Les civil·es, appelant à la démocratie, à la paix et à la justice, ont toujours été les premières victimes. Les partenaires internationaux (UNITAMS, Union africaine et IGAD), soutenus par les États-Unis, le Royaume-Uni, l’Arabie Saoudite et les Émirats Arabes Unis, ont insisté sur la signature d’un accord politique pour préparer une transition civilo-militaire. Or, au cœur des négociations demeure la lutte de pouvoir entre le général Abdel Fattah al-Burhan, chef des forces soudanaises (SAF), soutenu par son proche allié égyptien, et le puissant chef des FSR, Hemedti, en raison de sa féroce milice et de son contrôle des mines d’or dans le sud du pays.

Les désaccords entre les deux généraux ont refait surface à propos de l’intégration des puissantes forces paramilitaires de soutien rapide (FSR) dans l’armée, dans le cadre de l’accord-cadre. Aujourd’hui, les SAF et les FSR s’affrontent pour prendre la direction du pays.

Des raids aériens et des affrontements violents ont lieu à Khartoum et dans ses environs, mais aussi à Méroé, à Port-Soudan, à Kassala, au Kordofan et au Darfour. Plus de 20 personnes ont été tuées dans le sud et le nord du Darfour, sur 100 personnes et 1 100 blessé·es dans l’ensemble du pays.

Les signataires exhortent les deux factions à faciliter et à sécuriser les déplacements vers et depuis les centres de soins. Ils requièrent également le respect de toutes les lois internationales qui protègent les droits humains et garantissent la protection des civil·es.

« La responsabilité et la justice ont été largement négligées dans cet accord. Cette situation nous rappelle une fois de plus que la paix ne peut exister sans justice, » a déclaré Alice Mogwe, présidente de la FIDH.

L’absence de justice et d’obligation de rendre des comptes a favorisé des cycles de violence répétés accompagnés de graves violations des droits humains depuis 2019. Derrière les atrocités commises au Darfour sous l’ère Béchir, l’armée soudanaise est en outre responsable de plusieurs massacres depuis la transition de 2019. Le 3 juin 2019, au moins 128 personnes ont été assassinées et plusieurs femmes ont été violées et agressées sexuellement. Les auteurs de graves violations des droits humains, y compris de crimes internationaux commis à l’époque du régime d’Omar el-Béchir, ainsi que de crimes commis pendant la période de transition et depuis le coup d’État de 2021, n’ont toujours pas été poursuivis.

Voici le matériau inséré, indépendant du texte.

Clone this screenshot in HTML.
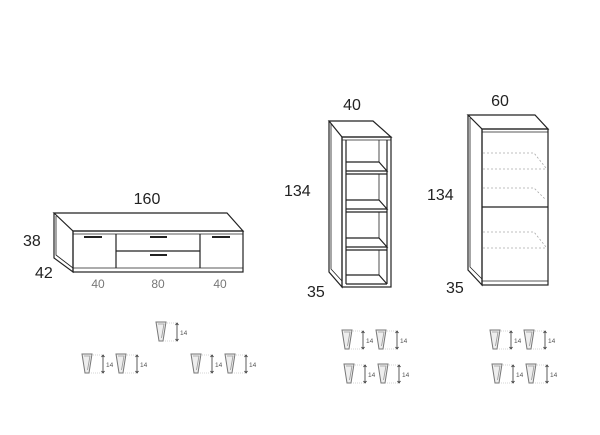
<!DOCTYPE html>
<html><head><meta charset="utf-8"><style>
html,body{margin:0;padding:0;background:#fff}
svg{display:block}
text{font-family:"Liberation Sans",sans-serif}
</style></head><body>
<svg width="600" height="435" viewBox="0 0 600 435" xmlns="http://www.w3.org/2000/svg">
<defs>
<g id="ic">
  <path d="M0,0 L10,0 L7,19 L3,19 Z" fill="#eee" stroke="#777" stroke-width="1"/>
  <path d="M2,2 L8,2 L5.5,16" fill="none" stroke="#999" stroke-width="0.8"/>
  <path d="M9,1 L22,1 M7,19 L22,19" stroke="#aaa" stroke-width="0.6" stroke-dasharray="1,1"/>
  <line x1="21" y1="2" x2="21" y2="18" stroke="#333" stroke-width="0.8"/>
  <path d="M19.5,3 L21,1 L22.5,3 M19.5,17 L21,19 L22.5,17" fill="none" stroke="#333" stroke-width="0.8"/>
  <text x="24" y="13" font-size="6.5" fill="#555">14</text>
</g>
</defs>
<g fill="none" stroke="#222" stroke-width="1.2">
<path d="M54,213 L227,213 L243,231 L73,231 Z"/>
<path d="M54,213 L54,258 L73,272 L73,231"/>
<path d="M56,216 L56,255 L73,268" stroke-width="0.8"/>
<rect x="73" y="231" width="170" height="41"/>
<line x1="73" y1="234" x2="243" y2="234" stroke-width="0.8"/>
<line x1="73" y1="268" x2="243" y2="268" stroke-width="0.8"/>
<line x1="116" y1="234" x2="116" y2="268"/>
<line x1="200" y1="234" x2="200" y2="268"/>
<line x1="116" y1="251" x2="200" y2="251"/>
<g stroke-width="2"><line x1="84" y1="237" x2="102" y2="237"/><line x1="150" y1="237" x2="167" y2="237"/><line x1="150" y1="255" x2="167" y2="255"/><line x1="212" y1="237" x2="230" y2="237"/></g>
<path d="M329,121 L373,121 L391,137 L342,137 Z"/>
<path d="M329,121 L329,272 L342,287 L342,137"/>
<path d="M331,124 L331,269 L342,281" stroke-width="0.8"/>
<rect x="342" y="137" width="49" height="150"/>
<line x1="342" y1="140" x2="391" y2="140" stroke-width="0.8"/>
<line x1="346" y1="140" x2="346" y2="284"/>
<line x1="387" y1="140" x2="387" y2="284"/>
<line x1="346" y1="284" x2="387" y2="284"/>
<path d="M346,162 L379,162 L387,171 L346,171 M346,174 L387,174"/>
<path d="M346,200 L379,200 L387,209 L346,209 M346,212 L387,212"/>
<path d="M346,238 L379,238 L387,247 L346,247 M346,250 L387,250"/>
<path d="M346,275 L379,275 L387,284"/>
<line x1="379" y1="140" x2="379" y2="162" stroke-width="0.8"/>
<line x1="379" y1="174" x2="379" y2="200" stroke-width="0.8"/>
<line x1="379" y1="212" x2="379" y2="238" stroke-width="0.8"/>
<line x1="379" y1="250" x2="379" y2="275" stroke-width="0.8"/>
<path d="M468,115 L535,115 L548,129 L482,129 Z"/>
<path d="M468,115 L468,270 L482,285 L482,129"/>
<path d="M470,118 L470,267 L482,279" stroke-width="0.8"/>
<rect x="482" y="129" width="66" height="156"/>
<line x1="482" y1="132" x2="548" y2="132" stroke-width="0.8"/>
<line x1="482" y1="281" x2="548" y2="281" stroke-width="0.8"/>
<line x1="482" y1="207" x2="548" y2="207"/>
</g>
<g fill="none" stroke="#aaa" stroke-width="0.8" stroke-dasharray="2,2">
<path d="M483,153 L534,153 L546,168 M483,169 L547,169"/>
<path d="M483,188 L534,188 L546,200"/>
<path d="M483,232 L534,232 L546,247 M483,248 L547,248"/>
</g>
<g font-size="16" fill="#222">
<text x="147" y="204" text-anchor="middle">160</text>
<text x="23" y="246">38</text>
<text x="35" y="278">42</text>
<text x="352" y="110" text-anchor="middle">40</text>
<text x="284" y="196">134</text>
<text x="307" y="297">35</text>
<text x="500" y="106" text-anchor="middle">60</text>
<text x="427" y="200">134</text>
<text x="446" y="293">35</text>
</g>
<g font-size="12" fill="#777" text-anchor="middle">
<text x="98" y="288">40</text><text x="158" y="288">80</text><text x="220" y="288">40</text>
</g>
<use href="#ic" x="156" y="322"/>
<use href="#ic" x="82" y="354"/><use href="#ic" x="116" y="354"/>
<use href="#ic" x="191" y="354"/><use href="#ic" x="225" y="354"/>
<use href="#ic" x="342" y="330"/><use href="#ic" x="376" y="330"/>
<use href="#ic" x="344" y="364"/><use href="#ic" x="378" y="364"/>
<use href="#ic" x="490" y="330"/><use href="#ic" x="524" y="330"/>
<use href="#ic" x="492" y="364"/><use href="#ic" x="526" y="364"/>
</svg>
</body></html>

« Ces acteurs ne peuvent pas faire partie de la solution au Soudan ; la seule option viable est la participation des civil·es. Ces demandes incluent la fin de l’impunité qui persiste au Soudan, » a déclaré Mossaad Mohamed Ali, directeur exécutif de l’ACJPS.

« Cette récente escalade du conflit armé entre l’armée et FSR, bien que prévisible, aura des conséquences dévastatrices à la fois pour la vie humaine et la transition démocratique du Soudan. Les acteurs internationaux et régionaux doivent maintenant donner la priorité à la responsabilité en tant que condition préalable essentielle pour assurer la stabilité et construire la démocratie, » a déclaré Rupert Skilbeck, directeur de REDRESS.

Les organisations signataires appellent les partenaires et institutions internationaux et régionaux à :
 condamner sans plus attendre le conflit qui entraîne des violations croissantes des droits humains et une crise humanitaire dans tout le pays ;
 appeler les deux factions à cesser immédiatement les affrontements en cours ;
 soutenir l’aspiration du peuple soudanais à consolider la démocratie par le biais d’un gouvernement civil ;
 prendre toutes les mesures nécessaires pour protéger les droits humains du peuple soudanais et fournir une aide humanitaire aux plus vulnérables en partenariat avec les agences des Nations unies, les organisations internationales et les ONG ;
 utiliser tous les moyens juridiques et diplomatiques, y compris la médiation, le système judiciaire, les sanctions ciblées et les mesures coercitives, pour établir l’obligation de rendre des comptes et réparer les violations flagrantes des droits humains commises ces dernières années.